The Gilt Home site, revamped by Dublin-based software engineers

It’s been just more than a year since the lifestyle e-commerce player Gilt announced it was setting up an international HQ and software development centre in Dublin. Now the new team of software engineers based in Dublin are behind the redevelopment of the Gilt Home website.

Back in April 2011, the New York-headquartered Gilt Groupe announced it was bringing 200 jobs to Ireland with the setting up of the international HQ in the country, as well as the software development centre in Dublin and a customer support centre in Limerick.

Gilt.com was founded in 2007 and works with more than 1,200 brands to offer more than 3.5m members daily discounts on everything from designer labels to home décor.

The redevelopment of Gilt Home was the first major engineering project undertaking for the new Dublin engineering team. The members-only site offers daily deals on more than 400 luxury furnishings and home décor brands at up to 60pc off retail prices.

Adrian Trenaman was the technical lead for the project.

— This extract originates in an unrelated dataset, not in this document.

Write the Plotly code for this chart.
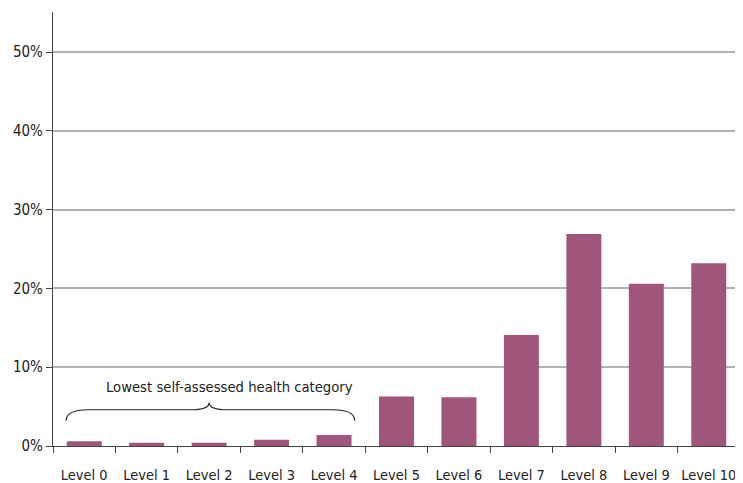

He said that when the team first began working on the redesign of the site, the biggest engineering challenge was about how to deliver a high-quality, personalised experience.

Technical innovation

Because Gilt sales go live at noon (EST time) every day, he said members tend to flock to the site at this time, so the site revamp required a lot of technical innovation.

“From an architectural perspective, when we began building the new site our focus was on building Gilt Home as a rich, front-end experience backed by a cluster of lightweight, scalable, stateless services performing the core business logic,” said Trenaman.

He said the team used an in-house Scala framework, with the aim of delivering cleaner code.

“Behind these lightweight, scalable services, we use a mix of traditional relational databases, such as Postgres, alongside more modern no-SQL document-oriented databases like MongoDB and Voldemort in cases where we can trade eventual consistency for performance,” added Trenaman.